Below are entries; repeat exactly, and nothing else, the lines from the one holding "Write the Bokeh code for this chart." through the one holding "d_hi = [0.632, 0.495, 0.768]", inclusive. Leave the pictures out.

Data:

+---+

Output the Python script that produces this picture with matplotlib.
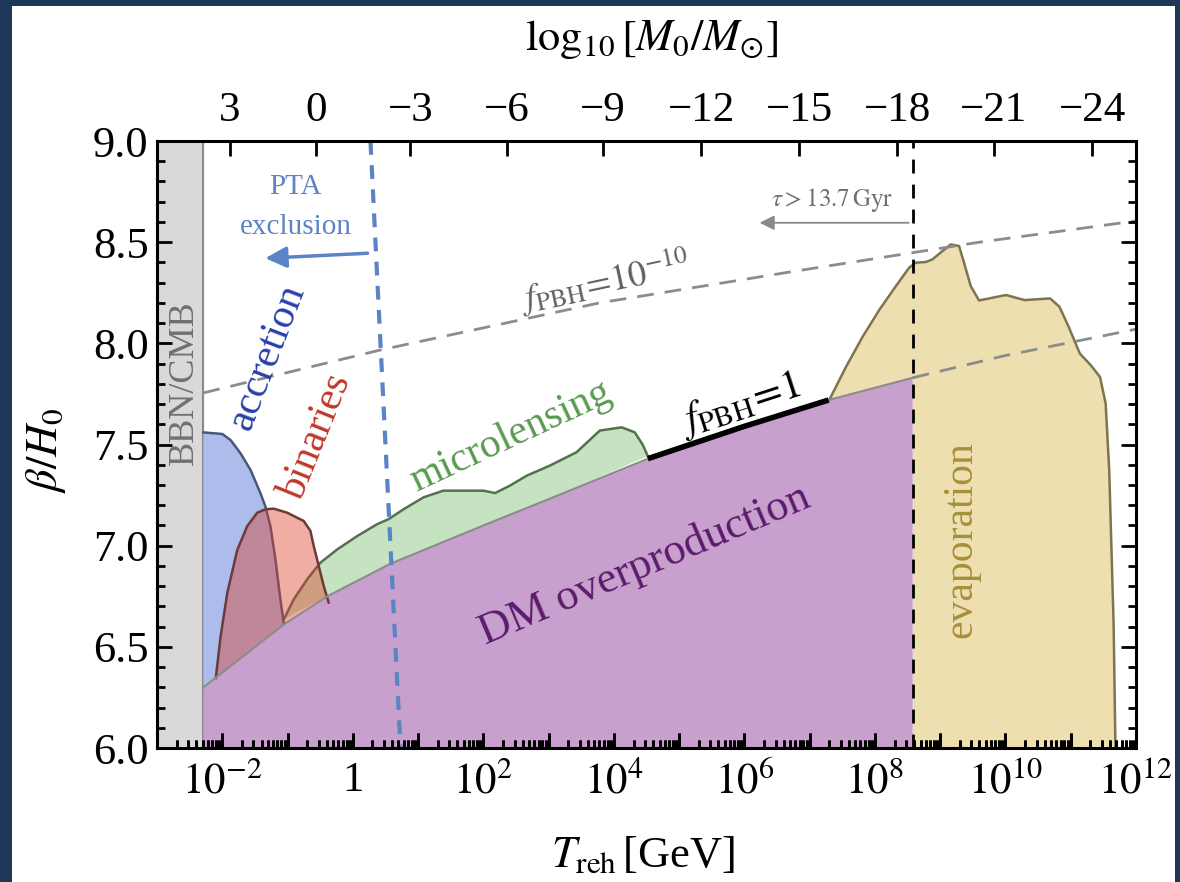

+---+

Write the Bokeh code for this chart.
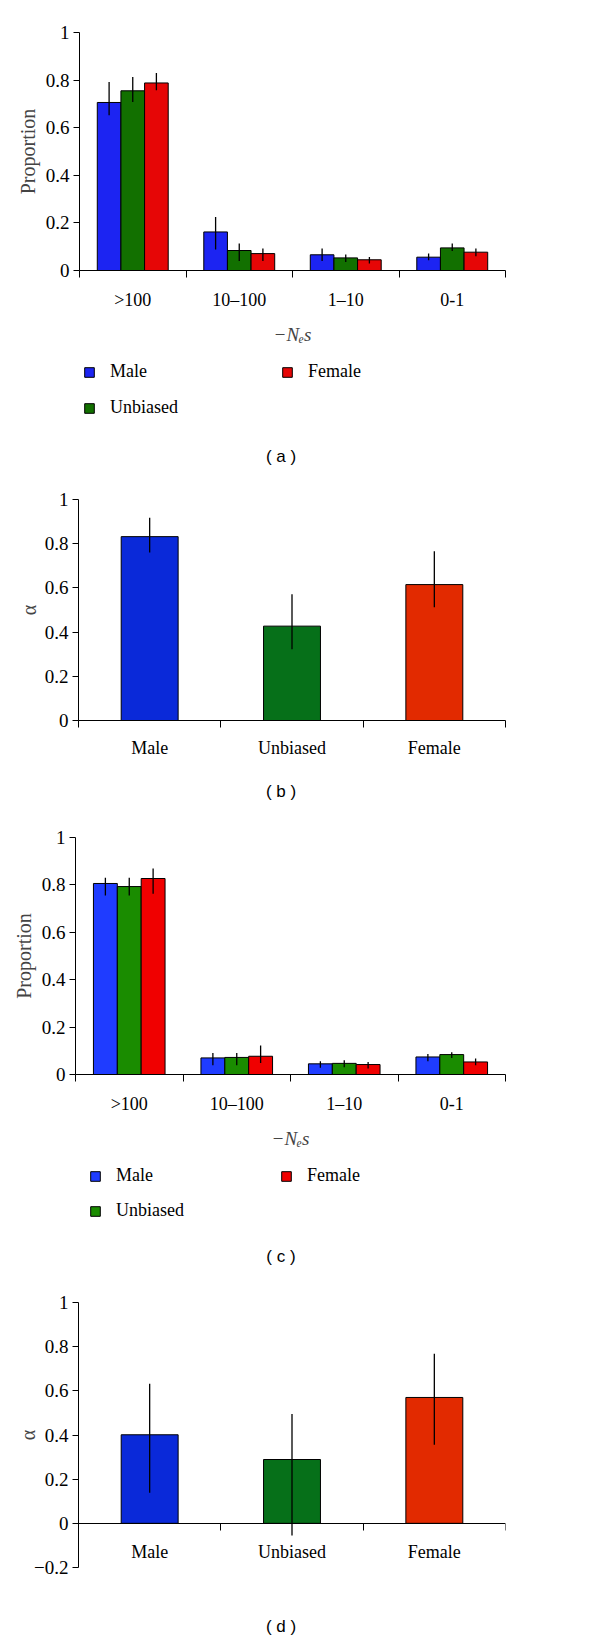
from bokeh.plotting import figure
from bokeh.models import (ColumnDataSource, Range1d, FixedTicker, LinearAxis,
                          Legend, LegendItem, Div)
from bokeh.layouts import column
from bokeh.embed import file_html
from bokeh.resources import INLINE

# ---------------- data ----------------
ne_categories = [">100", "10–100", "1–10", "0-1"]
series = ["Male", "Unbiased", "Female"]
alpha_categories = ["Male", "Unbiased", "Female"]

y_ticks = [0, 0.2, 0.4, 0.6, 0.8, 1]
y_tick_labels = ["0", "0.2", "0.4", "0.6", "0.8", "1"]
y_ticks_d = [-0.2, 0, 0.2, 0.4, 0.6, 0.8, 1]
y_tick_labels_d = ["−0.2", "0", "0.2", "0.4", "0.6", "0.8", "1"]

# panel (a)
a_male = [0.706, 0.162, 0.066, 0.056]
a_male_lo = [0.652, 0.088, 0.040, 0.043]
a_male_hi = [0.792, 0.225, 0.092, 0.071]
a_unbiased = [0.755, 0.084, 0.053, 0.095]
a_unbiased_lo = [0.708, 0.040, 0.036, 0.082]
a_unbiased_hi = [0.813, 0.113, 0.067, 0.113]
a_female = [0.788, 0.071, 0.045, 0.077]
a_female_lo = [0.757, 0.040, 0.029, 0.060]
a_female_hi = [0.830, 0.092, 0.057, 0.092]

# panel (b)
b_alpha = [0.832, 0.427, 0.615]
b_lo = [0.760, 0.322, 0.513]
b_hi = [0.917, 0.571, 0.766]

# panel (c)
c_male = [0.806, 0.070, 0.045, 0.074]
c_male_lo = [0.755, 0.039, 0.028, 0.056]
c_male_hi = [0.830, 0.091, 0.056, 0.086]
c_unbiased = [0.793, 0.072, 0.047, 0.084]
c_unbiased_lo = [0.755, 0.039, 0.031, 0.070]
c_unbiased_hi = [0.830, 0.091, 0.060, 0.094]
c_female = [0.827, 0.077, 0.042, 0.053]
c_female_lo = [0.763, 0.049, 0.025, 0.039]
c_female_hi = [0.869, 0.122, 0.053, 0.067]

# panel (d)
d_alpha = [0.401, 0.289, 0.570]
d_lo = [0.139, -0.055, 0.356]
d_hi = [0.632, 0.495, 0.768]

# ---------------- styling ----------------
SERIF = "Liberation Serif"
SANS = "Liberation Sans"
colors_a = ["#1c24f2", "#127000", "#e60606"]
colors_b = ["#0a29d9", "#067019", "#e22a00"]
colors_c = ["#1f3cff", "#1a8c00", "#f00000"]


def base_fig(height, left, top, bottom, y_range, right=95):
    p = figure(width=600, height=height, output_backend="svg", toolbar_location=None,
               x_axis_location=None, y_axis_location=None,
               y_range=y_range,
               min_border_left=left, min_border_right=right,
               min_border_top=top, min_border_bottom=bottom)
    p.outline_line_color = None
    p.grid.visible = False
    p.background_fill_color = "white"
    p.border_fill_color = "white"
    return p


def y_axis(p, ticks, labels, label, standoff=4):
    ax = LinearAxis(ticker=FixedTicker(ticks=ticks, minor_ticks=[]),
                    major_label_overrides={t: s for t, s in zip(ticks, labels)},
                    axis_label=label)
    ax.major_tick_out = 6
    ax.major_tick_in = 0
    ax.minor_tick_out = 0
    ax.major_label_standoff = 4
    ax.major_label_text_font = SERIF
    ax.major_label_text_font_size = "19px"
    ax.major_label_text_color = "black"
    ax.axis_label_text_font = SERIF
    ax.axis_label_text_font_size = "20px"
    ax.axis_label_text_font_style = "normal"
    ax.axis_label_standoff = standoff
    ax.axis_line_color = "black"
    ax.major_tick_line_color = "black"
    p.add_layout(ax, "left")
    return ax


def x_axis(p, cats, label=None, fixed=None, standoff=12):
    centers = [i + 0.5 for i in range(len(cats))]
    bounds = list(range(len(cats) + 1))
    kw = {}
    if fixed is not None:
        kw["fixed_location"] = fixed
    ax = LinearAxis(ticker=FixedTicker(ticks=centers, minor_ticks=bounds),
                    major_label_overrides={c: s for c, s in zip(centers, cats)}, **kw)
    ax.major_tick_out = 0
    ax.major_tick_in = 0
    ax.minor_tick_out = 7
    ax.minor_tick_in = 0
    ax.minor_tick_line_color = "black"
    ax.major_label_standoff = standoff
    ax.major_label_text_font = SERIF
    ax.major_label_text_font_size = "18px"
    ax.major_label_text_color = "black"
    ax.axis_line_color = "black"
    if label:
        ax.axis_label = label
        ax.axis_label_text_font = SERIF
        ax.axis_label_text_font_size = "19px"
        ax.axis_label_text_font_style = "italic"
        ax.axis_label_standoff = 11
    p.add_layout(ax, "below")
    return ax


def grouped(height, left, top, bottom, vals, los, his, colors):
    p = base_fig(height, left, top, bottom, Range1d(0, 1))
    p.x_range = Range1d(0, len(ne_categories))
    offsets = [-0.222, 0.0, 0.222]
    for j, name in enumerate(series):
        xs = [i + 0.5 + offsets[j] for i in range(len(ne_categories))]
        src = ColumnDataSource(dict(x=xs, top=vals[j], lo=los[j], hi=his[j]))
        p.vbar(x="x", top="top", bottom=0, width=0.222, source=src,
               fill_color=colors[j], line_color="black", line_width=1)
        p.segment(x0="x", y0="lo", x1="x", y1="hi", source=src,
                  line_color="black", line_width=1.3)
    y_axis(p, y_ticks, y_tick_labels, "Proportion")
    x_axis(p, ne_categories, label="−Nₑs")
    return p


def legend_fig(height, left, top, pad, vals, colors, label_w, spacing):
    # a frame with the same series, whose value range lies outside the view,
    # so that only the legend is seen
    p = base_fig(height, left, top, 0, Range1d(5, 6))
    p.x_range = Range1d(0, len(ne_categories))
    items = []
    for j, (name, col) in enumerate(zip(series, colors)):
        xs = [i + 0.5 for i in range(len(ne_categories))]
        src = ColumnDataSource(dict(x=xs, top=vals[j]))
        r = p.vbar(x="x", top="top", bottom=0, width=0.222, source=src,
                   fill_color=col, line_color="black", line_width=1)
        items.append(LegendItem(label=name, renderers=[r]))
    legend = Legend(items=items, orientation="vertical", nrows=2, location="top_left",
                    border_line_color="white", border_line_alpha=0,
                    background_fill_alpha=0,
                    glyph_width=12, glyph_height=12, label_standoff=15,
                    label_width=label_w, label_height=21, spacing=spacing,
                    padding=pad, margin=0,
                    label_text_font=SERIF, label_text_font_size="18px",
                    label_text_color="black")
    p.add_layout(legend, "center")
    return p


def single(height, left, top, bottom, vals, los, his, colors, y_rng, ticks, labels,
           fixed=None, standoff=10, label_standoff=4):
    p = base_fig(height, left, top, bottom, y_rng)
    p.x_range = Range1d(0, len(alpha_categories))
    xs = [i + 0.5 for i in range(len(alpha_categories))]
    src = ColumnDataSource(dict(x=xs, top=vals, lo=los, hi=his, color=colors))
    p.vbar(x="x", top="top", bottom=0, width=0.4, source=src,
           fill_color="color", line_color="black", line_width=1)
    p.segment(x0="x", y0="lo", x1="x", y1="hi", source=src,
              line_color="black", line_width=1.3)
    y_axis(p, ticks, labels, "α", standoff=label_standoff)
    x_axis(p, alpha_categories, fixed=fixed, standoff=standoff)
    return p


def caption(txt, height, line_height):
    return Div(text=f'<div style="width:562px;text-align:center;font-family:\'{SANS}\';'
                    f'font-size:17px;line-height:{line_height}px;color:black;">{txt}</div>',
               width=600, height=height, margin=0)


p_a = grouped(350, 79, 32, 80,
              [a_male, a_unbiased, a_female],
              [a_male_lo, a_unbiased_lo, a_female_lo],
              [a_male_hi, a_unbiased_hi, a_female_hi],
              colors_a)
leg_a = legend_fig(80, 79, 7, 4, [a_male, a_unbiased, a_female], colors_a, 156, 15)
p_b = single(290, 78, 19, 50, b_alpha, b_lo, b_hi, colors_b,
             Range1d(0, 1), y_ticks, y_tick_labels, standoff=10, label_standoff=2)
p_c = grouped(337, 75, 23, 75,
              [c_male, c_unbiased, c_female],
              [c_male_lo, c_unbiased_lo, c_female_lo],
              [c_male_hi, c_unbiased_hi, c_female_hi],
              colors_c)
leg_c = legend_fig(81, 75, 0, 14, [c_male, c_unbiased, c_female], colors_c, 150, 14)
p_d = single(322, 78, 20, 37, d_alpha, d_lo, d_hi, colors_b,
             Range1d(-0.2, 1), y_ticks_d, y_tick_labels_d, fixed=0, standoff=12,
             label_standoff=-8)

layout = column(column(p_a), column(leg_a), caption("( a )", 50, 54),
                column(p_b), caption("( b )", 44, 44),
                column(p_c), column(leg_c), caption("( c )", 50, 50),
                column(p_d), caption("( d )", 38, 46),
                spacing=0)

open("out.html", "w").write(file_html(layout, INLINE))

+---+

Written response:
Write the Bokeh code for this chart.
from bokeh.plotting import figure
from bokeh.models import (ColumnDataSource, Range1d, FixedTicker, LinearAxis,
                          Legend, LegendItem, Div)
from bokeh.layouts import column
from bokeh.embed import file_html
from bokeh.resources import INLINE

# ---------------- data ----------------
ne_categories = [">100", "10–100", "1–10", "0-1"]
series = ["Male", "Unbiased", "Female"]
alpha_categories = ["Male", "Unbiased", "Female"]

y_ticks = [0, 0.2, 0.4, 0.6, 0.8, 1]
y_tick_labels = ["0", "0.2", "0.4", "0.6", "0.8", "1"]
y_ticks_d = [-0.2, 0, 0.2, 0.4, 0.6, 0.8, 1]
y_tick_labels_d = ["−0.2", "0", "0.2", "0.4", "0.6", "0.8", "1"]

# panel (a)
a_male = [0.706, 0.162, 0.066, 0.056]
a_male_lo = [0.652, 0.088, 0.040, 0.043]
a_male_hi = [0.792, 0.225, 0.092, 0.071]
a_unbiased = [0.755, 0.084, 0.053, 0.095]
a_unbiased_lo = [0.708, 0.040, 0.036, 0.082]
a_unbiased_hi = [0.813, 0.113, 0.067, 0.113]
a_female = [0.788, 0.071, 0.045, 0.077]
a_female_lo = [0.757, 0.040, 0.029, 0.060]
a_female_hi = [0.830, 0.092, 0.057, 0.092]

# panel (b)
b_alpha = [0.832, 0.427, 0.615]
b_lo = [0.760, 0.322, 0.513]
b_hi = [0.917, 0.571, 0.766]

# panel (c)
c_male = [0.806, 0.070, 0.045, 0.074]
c_male_lo = [0.755, 0.039, 0.028, 0.056]
c_male_hi = [0.830, 0.091, 0.056, 0.086]
c_unbiased = [0.793, 0.072, 0.047, 0.084]
c_unbiased_lo = [0.755, 0.039, 0.031, 0.070]
c_unbiased_hi = [0.830, 0.091, 0.060, 0.094]
c_female = [0.827, 0.077, 0.042, 0.053]
c_female_lo = [0.763, 0.049, 0.025, 0.039]
c_female_hi = [0.869, 0.122, 0.053, 0.067]

# panel (d)
d_alpha = [0.401, 0.289, 0.570]
d_lo = [0.139, -0.055, 0.356]
d_hi = [0.632, 0.495, 0.768]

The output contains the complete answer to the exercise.